Repeat the data that follows, word for word, without the images.
◆ ◆ ◆ ◆ ◆ ◆ ◆
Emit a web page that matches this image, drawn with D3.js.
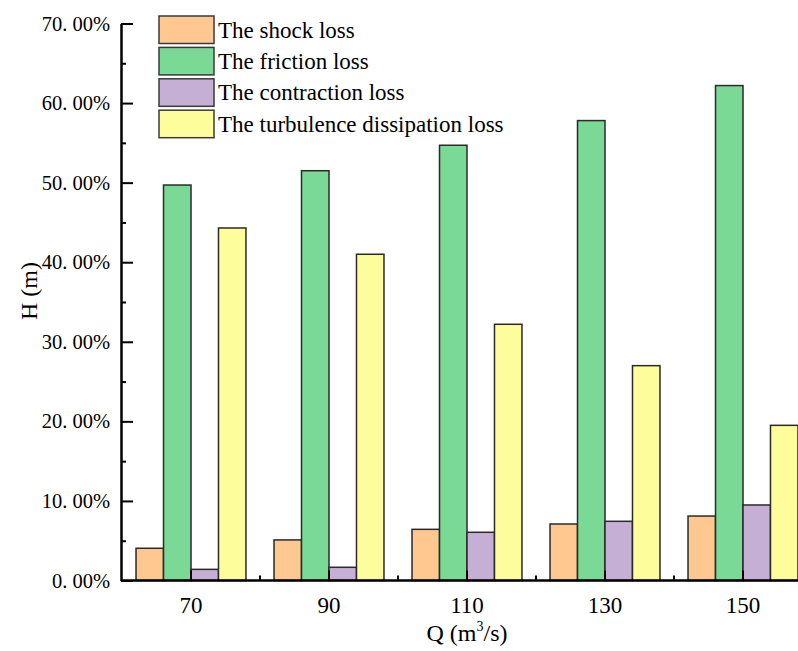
<!DOCTYPE html>
<html>
<head>
<meta charset="utf-8">
<script src="https://cdn.jsdelivr.net/npm/d3@7/dist/d3.min.js"></script>
<style>
  html, body { margin: 0; padding: 0; background: #fff; }
  svg { display: block; font-family: "Liberation Serif", "DejaVu Serif", serif; }
</style>
</head>
<body>
<svg id="chart" width="798" height="651"></svg>
<script>
// Flow rates (m^3/s) on the x axis
const categories = ["70", "90", "110", "130", "150"];

// Share of head loss per component (%)
const shockLoss       = [4.05, 5.10, 6.43, 7.10, 8.10];
const frictionLoss    = [49.7, 51.5, 54.7, 57.8, 62.2];
const contractionLoss = [1.40, 1.66, 6.06, 7.44, 9.49];
const turbulenceLoss  = [44.3, 41.0, 32.2, 27.0, 19.5];

const seriesNames = [
  "The shock loss",
  "The friction loss",
  "The contraction loss",
  "The turbulence dissipation loss"
];
const seriesValues = [shockLoss, frictionLoss, contractionLoss, turbulenceLoss];
const seriesColors = ["#FEC890", "#7BD996", "#C6AFD4", "#FEFD9B"];

const yMajorTicks = [0, 10, 20, 30, 40, 50, 60, 70];
const yMinorTicks = [5, 15, 25, 35, 45, 55, 65];

const svg = d3.select("#chart");

const plotLeft = 121, plotBottom = 580.5, plotTop = 23.5;

const x = d3.scaleBand().domain(categories).range([122, 812]).padding(0);
const xSub = d3.scaleBand().domain(d3.range(seriesNames.length))
  .range([0, x.bandwidth()]).paddingInner(0).paddingOuter(0.51);
const y = d3.scaleLinear().domain([0, 70]).range([plotBottom, plotTop]);

// Bars
const groups = svg.append("g").selectAll("g")
  .data(categories)
  .join("g")
  .attr("transform", c => `translate(${x(c)},0)`);

groups.selectAll("rect")
  .data((c, i) => seriesValues.map((vals, s) => ({ s, v: vals[i] })))
  .join("rect")
  .attr("x", d => xSub(d.s))
  .attr("width", xSub.bandwidth())
  .attr("y", d => y(d.v))
  .attr("height", d => y(0) - y(d.v))
  .attr("fill", d => seriesColors[d.s])
  .attr("stroke", "#2a2a2a")
  .attr("stroke-width", 1.5);

// X axis: major ticks at group centres, minor ticks between groups
const xAxis = svg.append("g")
  .attr("transform", `translate(0,${plotBottom})`)
  .call(d3.axisBottom(x).tickSize(-10).tickSizeOuter(0).tickPadding(16));
xAxis.select(".domain").attr("stroke", "#000").attr("stroke-width", 2.5)
  .attr("d", `M${plotLeft},0H812`);
xAxis.selectAll(".tick line").attr("stroke", "#000").attr("stroke-width", 2);
xAxis.selectAll(".tick text")
  .attr("font-family", "Liberation Serif, serif")
  .attr("font-size", 23)
  .attr("fill", "#000");

svg.append("g").selectAll("line")
  .data(categories.slice(1))
  .join("line")
  .attr("x1", c => x(c)).attr("x2", c => x(c))
  .attr("y1", plotBottom).attr("y2", plotBottom - 5)
  .attr("stroke", "#000").attr("stroke-width", 2);

// Y axis: labelled major ticks and minor ticks, both pointing inward
const yAxis = svg.append("g")
  .attr("transform", `translate(${plotLeft},0)`)
  .call(d3.axisLeft(y).tickValues(yMajorTicks).tickSize(-12).tickSizeOuter(0).tickPadding(11)
    .tickFormat(d => d.toFixed(2).replace(".", ". ") + "%"));
yAxis.select(".domain").attr("stroke", "#000").attr("stroke-width", 2.5);
yAxis.selectAll(".tick line").attr("stroke", "#000").attr("stroke-width", 2);
yAxis.selectAll(".tick text")
  .attr("font-family", "Liberation Serif, serif")
  .attr("font-size", 20.5)
  .attr("fill", "#000");

const yMinor = svg.append("g")
  .attr("transform", `translate(${plotLeft},0)`)
  .call(d3.axisLeft(y).tickValues(yMinorTicks).tickSize(-5).tickSizeOuter(0).tickFormat(""));
yMinor.select(".domain").remove();
yMinor.selectAll(".tick line").attr("stroke", "#000").attr("stroke-width", 2);

// Axis titles
svg.append("text")
  .attr("transform", "translate(37,291) rotate(-90)")
  .attr("text-anchor", "middle")
  .attr("font-size", 24)
  .attr("fill", "#000")
  .text("H (m)");

const xTitle = svg.append("text")
  .attr("x", 467)
  .attr("y", 641)
  .attr("text-anchor", "middle")
  .attr("font-size", 24)
  .attr("fill", "#000");
xTitle.append("tspan").text("Q (m");
xTitle.append("tspan").attr("font-size", 14).attr("dy", -10).text("3");
xTitle.append("tspan").attr("dy", 10).text("/s)");

// Legend
const legend = svg.append("g").attr("transform", "translate(159,16)");
const item = legend.selectAll("g")
  .data(seriesNames)
  .join("g")
  .attr("transform", (d, i) => `translate(0,${i * 31.4})`);
item.append("rect")
  .attr("width", 55).attr("height", 27.5)
  .attr("fill", (d, i) => seriesColors[i])
  .attr("stroke", "#3a3a3a").attr("stroke-width", 1.5);
item.append("text")
  .attr("x", 59).attr("y", 21.5)
  .attr("font-size", 23)
  .attr("fill", "#000")
  .text(d => d);
</script>
</body>
</html>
◆ ◆ ◆ ◆ ◆ ◆ ◆
> **ANSWER BELOW**:
Emit a web page that matches this image, drawn with D3.js.
<!DOCTYPE html>
<html>
<head>
<meta charset="utf-8">
<script src="https://cdn.jsdelivr.net/npm/d3@7/dist/d3.min.js"></script>
<style>
  html, body { margin: 0; padding: 0; background: #fff; }
  svg { display: block; font-family: "Liberation Serif", "DejaVu Serif", serif; }
</style>
</head>
<body>
<svg id="chart" width="798" height="651"></svg>
<script>
// Flow rates (m^3/s) on the x axis
const categories = ["70", "90", "110", "130", "150"];

// Share of head loss per component (%)
const shockLoss       = [4.05, 5.10, 6.43, 7.10, 8.10];
const frictionLoss    = [49.7, 51.5, 54.7, 57.8, 62.2];
const contractionLoss = [1.40, 1.66, 6.06, 7.44, 9.49];
const turbulenceLoss  = [44.3, 41.0, 32.2, 27.0, 19.5];

const seriesNames = [
  "The shock loss",
  "The friction loss",
  "The contraction loss",
  "The turbulence dissipation loss"
];
const seriesValues = [shockLoss, frictionLoss, contractionLoss, turbulenceLoss];
const seriesColors = ["#FEC890", "#7BD996", "#C6AFD4", "#FEFD9B"];

const yMajorTicks = [0, 10, 20, 30, 40, 50, 60, 70];
const yMinorTicks = [5, 15, 25, 35, 45, 55, 65];

const svg = d3.select("#chart");

const plotLeft = 121, plotBottom = 580.5, plotTop = 23.5;

const x = d3.scaleBand().domain(categories).range([122, 812]).padding(0);
const xSub = d3.scaleBand().domain(d3.range(seriesNames.length))
  .range([0, x.bandwidth()]).paddingInner(0).paddingOuter(0.51);
const y = d3.scaleLinear().domain([0, 70]).range([plotBottom, plotTop]);

// Bars
const groups = svg.append("g").selectAll("g")
  .data(categories)
  .join("g")
  .attr("transform", c => `translate(${x(c)},0)`);

groups.selectAll("rect")
  .data((c, i) => seriesValues.map((vals, s) => ({ s, v: vals[i] })))
  .join("rect")
  .attr("x", d => xSub(d.s))
  .attr("width", xSub.bandwidth())
  .attr("y", d => y(d.v))
  .attr("height", d => y(0) - y(d.v))
  .attr("fill", d => seriesColors[d.s])
  .attr("stroke", "#2a2a2a")
  .attr("stroke-width", 1.5);

// X axis: major ticks at group centres, minor ticks between groups
const xAxis = svg.append("g")
  .attr("transform", `translate(0,${plotBottom})`)
  .call(d3.axisBottom(x).tickSize(-10).tickSizeOuter(0).tickPadding(16));
xAxis.select(".domain").attr("stroke", "#000").attr("stroke-width", 2.5)
  .attr("d", `M${plotLeft},0H812`);
xAxis.selectAll(".tick line").attr("stroke", "#000").attr("stroke-width", 2);
xAxis.selectAll(".tick text")
  .attr("font-family", "Liberation Serif, serif")
  .attr("font-size", 23)
  .attr("fill", "#000");

svg.append("g").selectAll("line")
  .data(categories.slice(1))
  .join("line")
  .attr("x1", c => x(c)).attr("x2", c => x(c))
  .attr("y1", plotBottom).attr("y2", plotBottom - 5)
  .attr("stroke", "#000").attr("stroke-width", 2);

// Y axis: labelled major ticks and minor ticks, both pointing inward
const yAxis = svg.append("g")
  .attr("transform", `translate(${plotLeft},0)`)
  .call(d3.axisLeft(y).tickValues(yMajorTicks).tickSize(-12).tickSizeOuter(0).tickPadding(11)
    .tickFormat(d => d.toFixed(2).replace(".", ". ") + "%"));
yAxis.select(".domain").attr("stroke", "#000").attr("stroke-width", 2.5);
yAxis.selectAll(".tick line").attr("stroke", "#000").attr("stroke-width", 2);
yAxis.selectAll(".tick text")
  .attr("font-family", "Liberation Serif, serif")
  .attr("font-size", 20.5)
  .attr("fill", "#000");

const yMinor = svg.append("g")
  .attr("transform", `translate(${plotLeft},0)`)
  .call(d3.axisLeft(y).tickValues(yMinorTicks).tickSize(-5).tickSizeOuter(0).tickFormat(""));
yMinor.select(".domain").remove();
yMinor.selectAll(".tick line").attr("stroke", "#000").attr("stroke-width", 2);

// Axis titles
svg.append("text")
  .attr("transform", "translate(37,291) rotate(-90)")
  .attr("text-anchor", "middle")
  .attr("font-size", 24)
  .attr("fill", "#000")
  .text("H (m)");

const xTitle = svg.append("text")
  .attr("x", 467)
  .attr("y", 641)
  .attr("text-anchor", "middle")
  .attr("font-size", 24)
  .attr("fill", "#000");
xTitle.append("tspan").text("Q (m");
xTitle.append("tspan").attr("font-size", 14).attr("dy", -10).text("3");
xTitle.append("tspan").attr("dy", 10).text("/s)");

// Legend
const legend = svg.append("g").attr("transform", "translate(159,16)");
const item = legend.selectAll("g")
  .data(seriesNames)
  .join("g")
  .attr("transform", (d, i) => `translate(0,${i * 31.4})`);
item.append("rect")
  .attr("width", 55).attr("height", 27.5)
  .attr("fill", (d, i) => seriesColors[i])
  .attr("stroke", "#3a3a3a").attr("stroke-width", 1.5);
item.append("text")
  .attr("x", 59).attr("y", 21.5)
  .attr("font-size", 23)
  .attr("fill", "#000")
  .text(d => d);
</script>
</body>
</html>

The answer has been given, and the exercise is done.